Something good must come from Rick Rypien's death.
At the end he was alone with only his disease whispering and gnawing at him until death silenced both his depression and his living essence.
There must be a way to replace despair with hope.
Rypien suffered from depression and his disease isolated him from family, friends, teammates and society.
Somehow a way must be found to open the door for the afflicted to be heard and not allow depression to have the definitive voice in their lives.
"Keeping depression a secret makes the isolation of the disease much worse," said Mood Disorders Association of Manitoba's director of administration Adam Milne. "Depression and mental illness already separates you because your feelings aren't the same as the average person. Keeping it a secret makes it a mountain you can't climb over."
Rypien was not an addict -- he and his employers in Vancouver and Winnipeg made that clear. But he was sick and the secrets surrounding the illness only added pressure to an already difficult situation. In AA they have a saying, "You're only as sick as your secrets."
Twice Rypien left the Vancouver Canucks during his six seasons with the team to deal with personal issues. Whispers and secrets surrounded those leaves. Rypien came to Winnipeg to join the Manitoba Moose following his last leave and he spoke about someday telling his story.
"As we go on here, people are going to find out more about everything and how we're going to do everything," Rypien told the Free Press back in March. "Hockey players and other people struggle with certain things. I hope I'll be able to inspire some people, maybe help them out."
The world of pro hockey is too often close-minded and judgmental. Gay players don't tell teammates of their orientation. Depression isn't something one NHLer shares with the guy in the stall next to him.

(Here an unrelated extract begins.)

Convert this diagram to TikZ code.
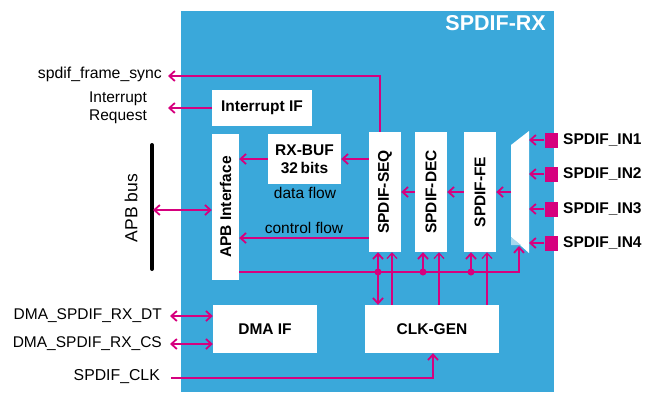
\documentclass[tikz,border=0pt]{standalone}
\usepackage{fontspec}
\setmainfont{Liberation Sans}
\usetikzlibrary{arrows.meta,calc}
\definecolor{spblue}{HTML}{3AA8DA}
\definecolor{spmag}{HTML}{D6007E}
\newcommand\boxfont{\fontsize{15.5}{18}\selectfont\bfseries}
\newcommand\sigfont{\fontsize{15.5}{18}\selectfont}
\newcommand\extfont{\fontsize{15.8}{18}\selectfont}
\tikzset{
  sig/.style={draw=spmag, line width=1.8pt},
  clkline/.style={draw=spmag, line width=1.2pt},
  arr/.style={-{Straight Barb[length=5.5pt,width=10pt]}},
  dbl/.style={{Straight Barb[length=5.5pt,width=10pt]}-{Straight Barb[length=5.5pt,width=10pt]}},
  box/.style={fill=white, inner sep=0pt, font=\boxfont, align=center},
  junction/.style={circle, fill=spmag, inner sep=0pt, minimum size=7pt},
  pin/.style={fill=spmag, inner sep=0pt, minimum width=13pt, minimum height=15pt},
  pinlabel/.style={anchor=west, font=\boxfont, inner sep=0pt},
  extlabel/.style={anchor=east, inner sep=0pt, font=\extfont},
}
\begin{document}
\begin{tikzpicture}[x=1pt, y=-1pt]
\useasboundingbox (0,0) rectangle (645,392);

% module outline
\fill[spblue] (181,11) rectangle (554,392);
\node[anchor=north east, text=white, font=\fontsize{21.5}{24}\selectfont\bfseries, inner sep=0pt] (title) at (546,15) {SPDIF-RX};

% internal blocks
\node[box, minimum width=100pt, minimum height=36pt] (iif) at (262,108) {Interrupt IF};
\node[box, minimum width=27pt, minimum height=146pt] (apb) at (225.5,207) {\rotatebox{90}{APB Interface}};
\node[box, minimum width=73pt, minimum height=50pt] (rxbuf) at (304.5,159) {RX-BUF\\32\,bits};
\node[box, minimum width=32pt, minimum height=120pt] (seq) at (385,192) {\rotatebox{90}{SPDIF-SEQ}};
\node[box, minimum width=32pt, minimum height=120pt] (dec) at (431,192) {\rotatebox{90}{SPDIF-DEC}};
\node[box, minimum width=32pt, minimum height=120pt] (fe) at (480,192) {\rotatebox{90}{SPDIF-FE}};
\node[box, minimum width=134pt, minimum height=48pt] (clk) at (432,329) {CLK-GEN};
\node[box, minimum width=104pt, minimum height=48pt] (dma) at (265,329) {DMA IF};

% input multiplexer
\fill[white] (511,145) -- (529,131) -- (529,253) -- (511,237) -- cycle;
\fill[spblue!45!white] (511,237) -- (521,245) -- (511,245) -- cycle;
\coordinate (muxL) at (511,192);
\coordinate (muxR) at (529,192);
\coordinate (muxB) at (519,246);

% flow labels
\node[font=\sigfont, inner sep=0pt] (dflow) at (305,193) {data flow};
\node[font=\sigfont, inner sep=0pt] (cflow) at (304,228) {control flow};

% external signal ends
\coordinate (fsync) at (168,76);
\coordinate (irq) at (168,108);
\coordinate (bus) at (153,210);
\coordinate (dmadt) at (170,316);
\coordinate (dmacs) at (170,344);
\coordinate (clkin) at (171,378);
\coordinate (bustop) at (152,145);
\coordinate (busbot) at (152,269);

% external labels
\node[extlabel] (fsynct) at (162,74) {spdif\_frame\_sync};
\node[font=\sigfont, align=center, inner sep=0pt] (irqt) at (118,108) {Interrupt\\Request};
\node[font=\fontsize{17.5}{20}\selectfont, rotate=90, inner sep=0pt] (bust) at (131,208) {APB bus};
\node[extlabel, font=\sigfont] (dmadtt) at (162,316) {DMA\_SPDIF\_RX\_DT};
\node[extlabel, font=\sigfont] (dmacst) at (162,344) {DMA\_SPDIF\_RX\_CS};
\node[extlabel] (clkint) at (160,377) {SPDIF\_CLK};

% APB bus
\draw[line width=4pt, line cap=round] (bustop) -- (busbot);

% input pins
\foreach \i/\y in {1/140,2/174,3/209,4/243}{
  \node[pin] (in\i) at (551,\y) {};
  \node[pinlabel] (in\i t) at (563,\y) {SPDIF\_IN\i};
  \draw[sig,arr] (in\i.west) -- (muxR |- in\i.west);
}

% data path
\draw[sig,arr] ([xshift=-5pt]seq.north) |- (fsync);
\draw[sig,arr] (iif.west) -- (irq);
\draw[sig,dbl] (bus) -- (apb.west |- bus);
\draw[sig,arr] (muxL) -- (fe.east);
\draw[sig,arr] (fe.west) -- (dec.east);
\draw[sig,arr] (dec.west) -- (seq.east);
\draw[sig,arr] (seq.west |- rxbuf.east) -- (rxbuf.east);
\draw[sig,arr] (rxbuf.west) -- (apb.east |- rxbuf.west);
\coordinate (cy) at (0,238);
\draw[sig,arr] (seq.west |- cy) -- (apb.east |- cy);

% control bus
\coordinate (busy) at (0,272);
\draw[sig,arr] (apb.east |- busy) -| (muxB);
\coordinate (seqA) at ([xshift=-7pt]seq.south);
\coordinate (seqB) at ([xshift=7pt]seq.south);
\coordinate (decA) at ([xshift=-8pt]dec.south);
\coordinate (decB) at ([xshift=8pt]dec.south);
\coordinate (feA) at ([xshift=-9pt]fe.south);
\coordinate (feB) at ([xshift=7pt]fe.south);
\draw[sig,dbl] (seqA |- clk.north) -- (seqA);
\draw[sig,arr] (decA |- busy) -- (decA);
\draw[sig,arr] (feA |- busy) -- (feA);
\node[junction] (j1) at (seqA |- busy) {};
\node[junction] (j2) at (decA |- busy) {};
\node[junction] (j3) at (feA |- busy) {};

% clocks
\draw[clkline,arr] (seqB |- clk.north) -- (seqB);
\draw[clkline,arr] (decB |- clk.north) -- (decB);
\draw[clkline,arr] (feB |- clk.north) -- (feB);
\draw[sig,arr] (clkin) -| ([xshift=1pt]clk.south);

% DMA handshake
\draw[sig,dbl] (dmadt) -- ([yshift=13pt]dma.west);
\draw[sig,dbl] (dmacs) -- ([yshift=-15pt]dma.west);
\end{tikzpicture}
\end{document}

"Maybe it would have been better had Rick been able to lean on some teammates and guys there for support," said NHLPA adviser and former Rypien teammate Mathieu Schneider. "But those type of things have always been kind of taboo. You just don't talk about it."
Rypien's death can hopefully be a catalyst to more openness.
"If professional athletes could step up and talk about their struggle with depression it would give kids, particularly men who rarely ever talk about it, an example that they don't have to keep it to themselves," said Milne. "If their heroes were suffering through the same thing they are, it gives them a connection to the world they don't have right now. If the people they are looking up to despite having this, depression, then they can succeed too. It can give them hope. It can give them something to look forward to and a hope that this won't define them for their whole lives."
Schneider spoke to the Free Press on Thursday and agreed that silence is the enemy.
"What you're battling with is a cultural thing. Not just in sports. People like to keep their work life separate from their private life," said Schneider. "Your teammates are your closest friends and they know more about you than just about anyone. But it's a personal preference. Are we going to have team meetings to discuss personal issues? That's not very realistic."
"Homosexuality in pro sport, it's extremely difficult for them to come out. But a role model that has an issue in their life that isn't normally associated with sports can provide great motivation. Rick Rypien being able to reach the NHL under the circumstances of his battle with depression is very admirable."
Rypien signed with the Winnipeg Jets this summer and his death is something the organization won't forget or ignore. That's not Mark Chipman's way.
When Atlanta Thrashers forward Dan Snyder died in a drunk driving accident, Chipman made immediate changes to his team's policy in regards to alcohol. Players were no longer allowed to drink at the arena following games and players were not allowed to drive their own cars to sanctioned team parties, but were given cab chits.
Chipman's Jets will install protocol and attempt to foster a culture where depression isn't kept quiet, but discussed . Maybe the Jets dressing room can be a place where depression is viewed as a disease and players aren't reluctant to discuss it.
NHL commissioner Gary Bettman told reporters in Toronto on Wednesday that the league would be looking at its substance abuse and behavioural health program to make sure they're doing all they can for players.
"The program has helped so many players but you never hear about the success stories. It's a tragedy like this that has us looking at our protocols," said Schneider. "I can assure you we'll look at what we do."
No one is to blame for Rypien's death. Many, including Jets assistant GM Craig Heisinger, worked to give Rypien hope, but his disease was powerful and swept him up.
The tragedy underscores that more work needs to be done. Instead of an ending this must lead to a beginning. The beginning of more light and less secrecy.
Depression walks among us, from newsrooms to factory floors to hockey teams.
It will not be ignored. To try and do so is futile.